### REQUIREMENTS
Give the listing again character for character, but drop the images.

### RECORDED INFORMATION
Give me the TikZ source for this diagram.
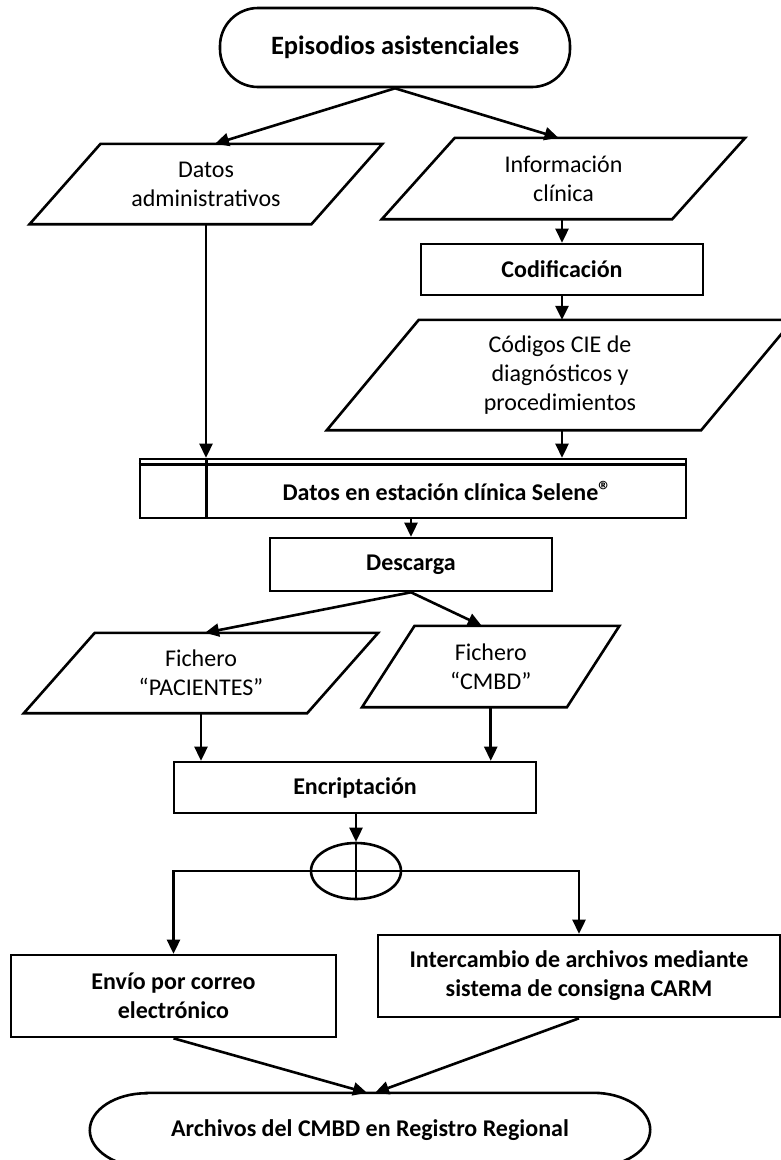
\documentclass[tikz,border=0pt]{standalone}
\usepackage{fontspec}
\setmainfont{Carlito}
\usetikzlibrary{arrows.meta,shapes.geometric}
\newcommand{\drawpara}[2]{\draw[ln] ([xshift=#2]#1.north west) -- ([xshift=#2]#1.north east) -- ([xshift=-#2]#1.south east) -- ([xshift=-#2]#1.south west) -- cycle;}
\begin{document}
\begin{tikzpicture}[x=1pt,y=-1pt,
  every node/.style={font=\fontsize{24}{29}\selectfont, align=center, inner sep=0pt},
  ln/.style={line width=2.6pt, line join=miter},
  box/.style={draw, rectangle, ln},
  bx/.style={font=\fontsize{24}{29}\selectfont\bfseries},
  arr/.style={line width=2.6pt, -{Triangle[length=14pt,width=13pt]}}
]
\useasboundingbox (0,0) rectangle (781,1160);

% nodes
\node[box, font=\fontsize{26.5}{31}\selectfont\bfseries, rounded corners=38pt, minimum width=350pt, minimum height=79pt] (ep) at (395,47.5) {Episodios asistenciales};

\node[minimum width=281.5pt, minimum height=80pt] (datos) at (206,184) {Datos\\administrativos};
\drawpara{datos}{35.5pt}

\node[minimum width=290pt, minimum height=81pt] (info) at (563.5,178.5) {Información\\clínica};
\drawpara{info}{36.5pt}

\node[box, bx, minimum width=282pt, minimum height=51pt] (codif) at (562,269.5) {Codificación};

\node[minimum width=374pt, minimum height=110pt] (codigos) at (560,375) {Códigos CIE de\\diagnósticos y\\procedimientos};
\drawpara{codigos}{46pt}

\node[box, minimum width=546pt, minimum height=59pt] (selene) at (413,488.5) {};
\draw[ln] ([yshift=-7pt]selene.north west) -- ([yshift=-7pt]selene.north east);
\draw[ln] ([xshift=68pt]selene.north west) -- ([xshift=68pt]selene.south west);
\node[bx] (selenetxt) at (447,491) {Datos en estación clínica Selene\raisebox{1pt}{\fontsize{26}{26}\selectfont ®}};

\node[box, bx, minimum width=282pt, minimum height=53pt] (descarga) at (411,564.5) {Descarga};

\node[minimum width=283pt, minimum height=80pt] (pac) at (201,673) {Fichero\\“PACIENTES”};
\drawpara{pac}{35.5pt}

\node[minimum width=204.5pt, minimum height=81pt] (cmbd) at (490.75,666.5) {Fichero\\“CMBD”};
\drawpara{cmbd}{26.25pt}

\node[box, bx, minimum width=362pt, minimum height=51pt] (encrip) at (355,787.5) {Encriptación};

\node[draw, ellipse, ln, minimum width=90pt, minimum height=56pt] (circ) at (356,871) {};

\node[box, bx, minimum width=325pt, minimum height=82pt] (envio) at (173.5,996) {Envío por correo\\electrónico};

\node[box, bx, minimum width=402pt, minimum height=82pt] (inter) at (579,976) {Intercambio de archivos mediante\\sistema de consigna CARM};

\node[bx, minimum width=446pt, minimum height=74pt] (final) at (370,1130) {Archivos del CMBD en Registro Regional};
\draw[ln] (final.north west) -- (final.north east)
  arc[start angle=90, end angle=-90, x radius=57pt, y radius=37pt]
  -- (final.south west)
  arc[start angle=270, end angle=90, x radius=57pt, y radius=37pt] -- cycle;

% connectors
\draw[arr] (ep.south) -- ([xshift=9pt]datos.north);
\draw[arr] (ep.south) -- ([xshift=-5pt]info.north);
\draw[arr] (datos.south) -- (datos.south |- selene.north);
\draw[arr] (codif.north |- info.south) -- (codif.north);
\draw[arr] (codif.south) -- (codif.south |- codigos.north);
\draw[arr] (codif.south |- codigos.south) -- (codif.south |- selene.north);
\draw[arr] (descarga.north |- selene.south) -- (descarga.north);
\draw[arr] (descarga.south) -- ([xshift=4pt]pac.north);
\draw[arr] (descarga.south) -- ([xshift=-9pt]cmbd.north);
\draw[arr] (pac.south) -- (pac.south |- encrip.north);
\draw[arr] (cmbd.south) -- (cmbd.south |- encrip.north);
\draw[arr] (circ.north |- encrip.south) -- (circ.north);
\draw[ln] (circ.north) -- (circ.south);
\draw[ln] (circ.west) -- (circ.east);
\draw[arr] (circ.west) -| (envio.north);
\draw[arr] (circ.east) -| (inter.north);
\draw[arr] (envio.south) -- ([xshift=-3pt]final.north);
\draw[arr] (inter.south) -- ([xshift=5pt]final.north);
\end{tikzpicture}
\end{document}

### RESULT BELOW
Give me the TikZ source for this diagram.
\documentclass[tikz,border=0pt]{standalone}
\usepackage{fontspec}
\setmainfont{Carlito}
\usetikzlibrary{arrows.meta,shapes.geometric}
\newcommand{\drawpara}[2]{\draw[ln] ([xshift=#2]#1.north west) -- ([xshift=#2]#1.north east) -- ([xshift=-#2]#1.south east) -- ([xshift=-#2]#1.south west) -- cycle;}
\begin{document}
\begin{tikzpicture}[x=1pt,y=-1pt,
  every node/.style={font=\fontsize{24}{29}\selectfont, align=center, inner sep=0pt},
  ln/.style={line width=2.6pt, line join=miter},
  box/.style={draw, rectangle, ln},
  bx/.style={font=\fontsize{24}{29}\selectfont\bfseries},
  arr/.style={line width=2.6pt, -{Triangle[length=14pt,width=13pt]}}
]
\useasboundingbox (0,0) rectangle (781,1160);

% nodes
\node[box, font=\fontsize{26.5}{31}\selectfont\bfseries, rounded corners=38pt, minimum width=350pt, minimum height=79pt] (ep) at (395,47.5) {Episodios asistenciales};

\node[minimum width=281.5pt, minimum height=80pt] (datos) at (206,184) {Datos\\administrativos};
\drawpara{datos}{35.5pt}

\node[minimum width=290pt, minimum height=81pt] (info) at (563.5,178.5) {Información\\clínica};
\drawpara{info}{36.5pt}

\node[box, bx, minimum width=282pt, minimum height=51pt] (codif) at (562,269.5) {Codificación};

\node[minimum width=374pt, minimum height=110pt] (codigos) at (560,375) {Códigos CIE de\\diagnósticos y\\procedimientos};
\drawpara{codigos}{46pt}

\node[box, minimum width=546pt, minimum height=59pt] (selene) at (413,488.5) {};
\draw[ln] ([yshift=-7pt]selene.north west) -- ([yshift=-7pt]selene.north east);
\draw[ln] ([xshift=68pt]selene.north west) -- ([xshift=68pt]selene.south west);
\node[bx] (selenetxt) at (447,491) {Datos en estación clínica Selene\raisebox{1pt}{\fontsize{26}{26}\selectfont ®}};

\node[box, bx, minimum width=282pt, minimum height=53pt] (descarga) at (411,564.5) {Descarga};

\node[minimum width=283pt, minimum height=80pt] (pac) at (201,673) {Fichero\\“PACIENTES”};
\drawpara{pac}{35.5pt}

\node[minimum width=204.5pt, minimum height=81pt] (cmbd) at (490.75,666.5) {Fichero\\“CMBD”};
\drawpara{cmbd}{26.25pt}

\node[box, bx, minimum width=362pt, minimum height=51pt] (encrip) at (355,787.5) {Encriptación};

\node[draw, ellipse, ln, minimum width=90pt, minimum height=56pt] (circ) at (356,871) {};

\node[box, bx, minimum width=325pt, minimum height=82pt] (envio) at (173.5,996) {Envío por correo\\electrónico};

\node[box, bx, minimum width=402pt, minimum height=82pt] (inter) at (579,976) {Intercambio de archivos mediante\\sistema de consigna CARM};

\node[bx, minimum width=446pt, minimum height=74pt] (final) at (370,1130) {Archivos del CMBD en Registro Regional};
\draw[ln] (final.north west) -- (final.north east)
  arc[start angle=90, end angle=-90, x radius=57pt, y radius=37pt]
  -- (final.south west)
  arc[start angle=270, end angle=90, x radius=57pt, y radius=37pt] -- cycle;

% connectors
\draw[arr] (ep.south) -- ([xshift=9pt]datos.north);
\draw[arr] (ep.south) -- ([xshift=-5pt]info.north);
\draw[arr] (datos.south) -- (datos.south |- selene.north);
\draw[arr] (codif.north |- info.south) -- (codif.north);
\draw[arr] (codif.south) -- (codif.south |- codigos.north);
\draw[arr] (codif.south |- codigos.south) -- (codif.south |- selene.north);
\draw[arr] (descarga.north |- selene.south) -- (descarga.north);
\draw[arr] (descarga.south) -- ([xshift=4pt]pac.north);
\draw[arr] (descarga.south) -- ([xshift=-9pt]cmbd.north);
\draw[arr] (pac.south) -- (pac.south |- encrip.north);
\draw[arr] (cmbd.south) -- (cmbd.south |- encrip.north);
\draw[arr] (circ.north |- encrip.south) -- (circ.north);
\draw[ln] (circ.north) -- (circ.south);
\draw[ln] (circ.west) -- (circ.east);
\draw[arr] (circ.west) -| (envio.north);
\draw[arr] (circ.east) -| (inter.north);
\draw[arr] (envio.south) -- ([xshift=-3pt]final.north);
\draw[arr] (inter.south) -- ([xshift=5pt]final.north);
\end{tikzpicture}
\end{document}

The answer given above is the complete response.